How to Improve Your Jazz on the Piano

Jazz piano playing requires performers to spend a significant amount of time in the practice room running through exercises and techniques to improve playing. Professional jazz pianists spend upwards of three hours per day practicing in addition to performing and many performers also teach to help supplement their income. Pianists need to increase endurance through increasing practice time gradually to prevent burn-out and injury. Composers that want to learn to play jazz piano to make them more versatile should seek the help of a qualified teacher. While it’s impossible to learn to write jazz music from an article online, there are some general tips for composers that want to begin learning about Jazz music.

Composers should treat the piano as a tool for composing music. It doesn’t matter if you can play complete pieces in concert, but the added technique gained from learning to play the piano will help you write more effective compositions. Practice playing both major and minor scales daily using a metronome and gradually increase your speed. Begin by playing as slowly as necessary to avoid making mistakes. Use a fingering chart so that you don’t stumble over your fingers and aim to play the scales the same way each time. Once you can play the scales slowly without mistakes, set the metronome to 60 beats per minute while playing sixteenth notes. Gradually increase your speed by two beats per minute each day to a maximum of 144 beats per minute.

Memorize chord types and learn how to play them on the piano. Start with major, minor, augmented and diminished triads. Once you are comfortable with basic triads, add seventh chords, ninths, and 13th chords. Then, get a book of designed to help pianists learn to play jazz piano and practice playing chords commonly used in jazz performance. You should learn how to recognize jazz chord symbols immediately. This will require a great deal of practice and the use of a music theory text to learn the theory necessary to analyze jazz piano lead sheets.

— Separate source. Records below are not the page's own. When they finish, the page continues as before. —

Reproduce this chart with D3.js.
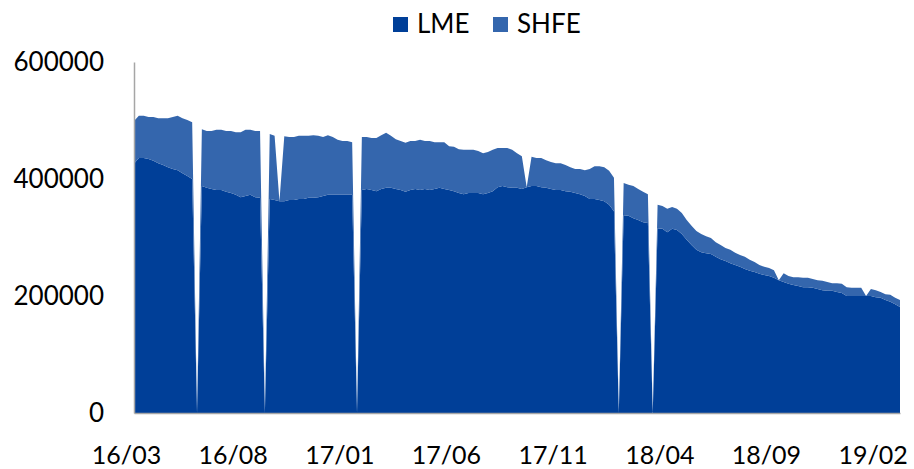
<!DOCTYPE html>
<html>
<head>
<meta charset="utf-8">
<script src="https://cdn.jsdelivr.net/npm/d3@7"></script>
<style>
  body { margin: 0; background: #fff; }
  svg { display: block; }
  text { font-family: Lato, "Open Sans", sans-serif; fill: #000; }
</style>
</head>
<body>
<svg id="chart" width="914" height="469"></svg>
<script>
// Weekly copper inventories (tonnes), LME and SHFE warehouses, stacked.
const seriesNames = ["LME", "SHFE"];
const seriesColors = ["#003f98", "#3466ad"];

// One observation per week, Fridays from 2016-03-04 to 2019-03-15.
const weeks = d3.timeFriday.range(new Date(2016, 2, 4), new Date(2019, 2, 16));

const lme = [
  426e3, 436e3, 436e3, 434e3, 431e3, 427e3, 424e3, 420e3, 417e3, 415e3,
  410e3, 405e3, 400e3, 0, 388e3, 385e3, 383e3, 381e3, 381e3, 378e3,
  376e3, 373e3, 369e3, 371e3, 373e3, 369e3, 368e3, 0, 366e3, 364e3,
  362e3, 362e3, 364e3, 364e3, 366e3, 366e3, 368e3, 368e3, 369e3, 371e3,
  373e3, 373e3, 373e3, 373e3, 373e3, 373e3, 0, 381e3, 383e3, 381e3,
  379e3, 383e3, 385e3, 385e3, 383e3, 381e3, 378e3, 381e3, 383e3, 381e3,
  383e3, 381e3, 383e3, 385e3, 383e3, 381e3, 379e3, 376e3, 374e3, 376e3,
  376e3, 376e3, 374e3, 376e3, 379e3, 386e3, 388e3, 386e3, 385e3, 385e3,
  383e3, 386e3, 388e3, 388e3, 386e3, 385e3, 383e3, 381e3, 381e3, 379e3,
  378e3, 376e3, 374e3, 371e3, 366e3, 366e3, 364e3, 362e3, 356e3, 345e3,
  0, 338e3, 337e3, 333e3, 330e3, 326e3, 325e3, 0, 316e3, 315e3,
  309e3, 315e3, 313e3, 306e3, 296e3, 287e3, 279e3, 275e3, 273e3, 272e3,
  267e3, 263e3, 260e3, 256e3, 253e3, 250e3, 246e3, 243e3, 241e3, 238e3,
  236e3, 234e3, 231e3, 227e3, 224e3, 221e3, 219e3, 217e3, 215e3, 215e3,
  214e3, 212e3, 210e3, 209e3, 209e3, 207e3, 205e3, 200e3, 200e3, 200e3,
  200e3, 200e3, 200e3, 198e3, 197e3, 193e3, 190e3, 186e3, 181e3
];

const shfe = [
  73e3, 72e3, 72e3, 72e3, 75e3, 77e3, 80e3, 84e3, 89e3, 93e3,
  94e3, 96e3, 97e3, 0, 97e3, 97e3, 99e3, 103e3, 103e3, 104e3,
  106e3, 107e3, 111e3, 113e3, 111e3, 113e3, 114e3, 0, 111e3, 110e3,
  0, 111e3, 108e3, 108e3, 108e3, 108e3, 106e3, 107e3, 105e3, 101e3,
  102e3, 99e3, 94e3, 92e3, 92e3, 90e3, 0, 91e3, 89e3, 89e3,
  91e3, 92e3, 94e3, 89e3, 85e3, 84e3, 84e3, 84e3, 82e3, 86e3,
  82e3, 84e3, 80e3, 78e3, 80e3, 75e3, 76e3, 75e3, 76e3, 74e3,
  74e3, 72e3, 70e3, 70e3, 71e3, 67e3, 65e3, 67e3, 65e3, 59e3,
  56e3, 0, 50e3, 48e3, 50e3, 47e3, 46e3, 46e3, 46e3, 45e3,
  42e3, 41e3, 43e3, 44e3, 51e3, 56e3, 58e3, 58e3, 58e3, 57e3,
  0, 55e3, 53e3, 55e3, 53e3, 52e3, 49e3, 0, 40e3, 39e3,
  40e3, 37e3, 36e3, 36e3, 34e3, 33e3, 32e3, 31e3, 29e3, 27e3,
  25e3, 24e3, 22e3, 23e3, 21e3, 20e3, 21e3, 19e3, 17e3, 15e3,
  14e3, 14e3, 13e3, 0, 15e3, 13e3, 13e3, 15e3, 16e3, 16e3,
  15e3, 15e3, 16e3, 15e3, 13e3, 15e3, 16e3, 15e3, 14e3, 14e3,
  14e3, 0, 12e3, 12e3, 10e3, 10e3, 12e3, 11e3, 12e3
];

const yTicks = [0, 200000, 400000, 600000];
const xTickLabels = ["16/03", "16/08", "17/01", "17/06", "17/11", "18/04", "18/09", "19/02"];
const xTickEvery = 22; // a label every 22 weeks

const svg = d3.select("#chart");
const plot = { left: 134, right: 900, top: 62, bottom: 413 };

const rows = weeks.map((d, i) => ({ date: d, LME: lme[i], SHFE: shfe[i] }));

const x = d3.scalePoint()
  .domain(d3.range(rows.length))
  .range([plot.left, plot.right]);

const y = d3.scaleLinear()
  .domain([0, 600000])
  .range([plot.bottom, plot.top]);

const color = d3.scaleOrdinal().domain(seriesNames).range(seriesColors);

const stacked = d3.stack().keys(seriesNames)(rows);

const area = d3.area()
  .x((d, i) => x(i))
  .y0(d => y(d[0]))
  .y1(d => y(d[1]));

svg.append("g")
  .selectAll("path")
  .data(stacked)
  .join("path")
  .attr("fill", d => color(d.key))
  .attr("d", area);

// Value axis
const yAxis = svg.append("g")
  .attr("transform", `translate(${plot.left},0)`)
  .call(d3.axisLeft(y).tickValues(yTicks).tickSize(0).tickSizeOuter(0)
    .tickPadding(30).tickFormat(d3.format("d")));
yAxis.selectAll("text").attr("font-size", 26).attr("dy", "0.32em");

// Time axis
const tickIdx = xTickLabels.map((_, k) => k * xTickEvery);
const xAxis = svg.append("g")
  .attr("transform", `translate(0,${plot.bottom})`)
  .call(d3.axisBottom(x).tickValues(tickIdx).tickSize(0).tickSizeOuter(0)
    .tickPadding(33).tickFormat((d, k) => xTickLabels[k]));
xAxis.selectAll("text").attr("font-size", 25).attr("dx", -8);

svg.selectAll(".domain").attr("stroke", "#a6a6a6").attr("stroke-width", 1.5);
svg.selectAll(".tick line").remove();

// Legend
const legend = svg.append("g").attr("class", "legend");
const legendX = [393, 493];
seriesNames.forEach((name, k) => {
  const g = legend.append("g").attr("transform", `translate(${legendX[k]},17)`);
  g.append("rect").attr("width", 15).attr("height", 15).attr("fill", seriesColors[k]);
  g.append("text").attr("x", 24).attr("y", 16).attr("font-size", 26).text(name);
});
</script>
</body>
</html>
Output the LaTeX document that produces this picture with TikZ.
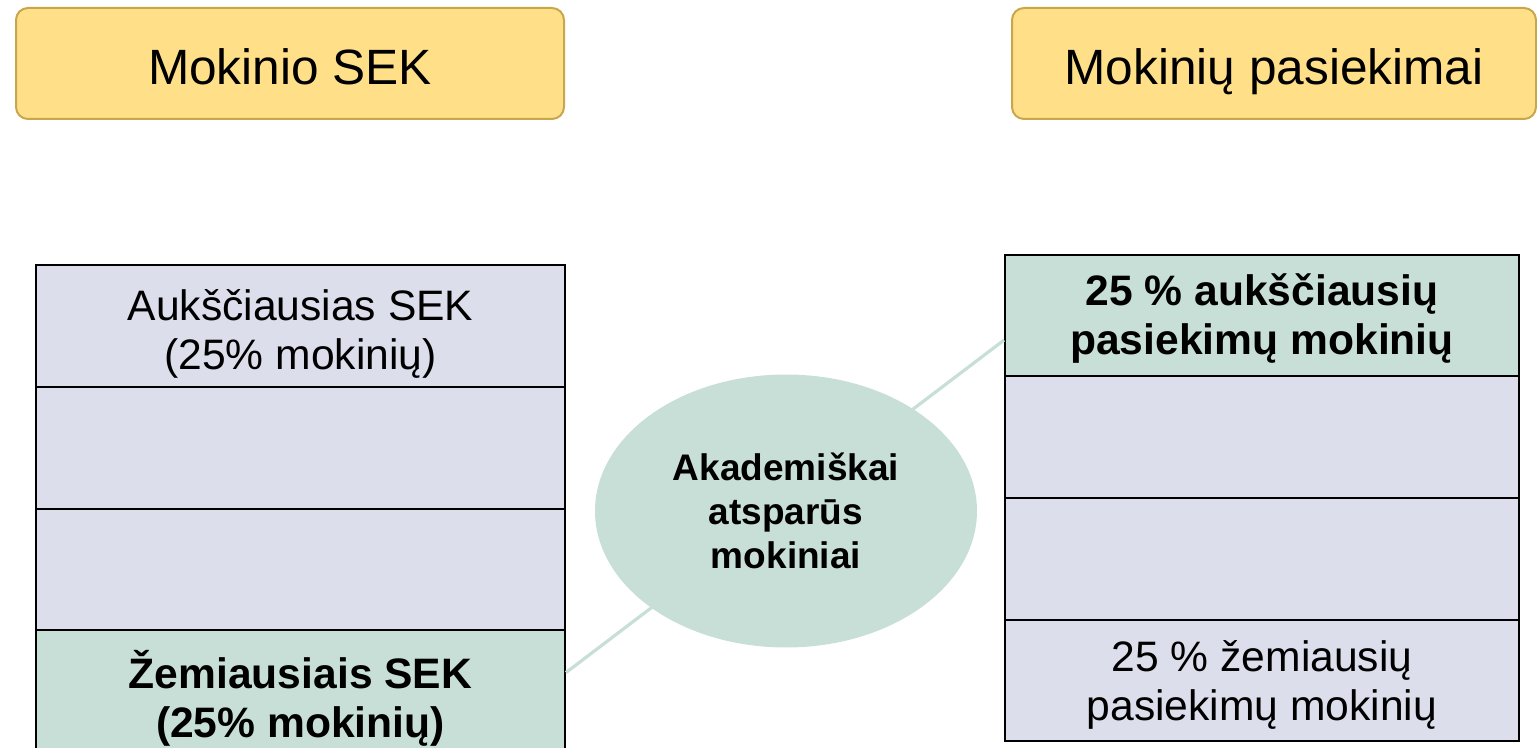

Play around on the piano and improvise by using the chord symbols above the music to play notes that fit with the indicated chords. You can add non-chord tones in between main beats, but the main beat of each chord should be a chord tone when possible. For instance, if C major appears above a lead sheet, you can choose from the notes, C, E and G for the main beats. Anything that occurs off the beat does not require the use of a chord tone, so you could play a D or an F between the beats if you like.

Study the terms used in jazz music theory. There are hundreds of terms that can be learned from studying privately and reading a book on jazz piano playing. With any musical endeavor, jargon specific to the type of music performed is always required. You may also consider joining a jazz ensemble through a local community organization or a local college if you improve to the point where you want to play publicly. The best way to learn to improvise, once you have learned theory, involves jumping in and playing.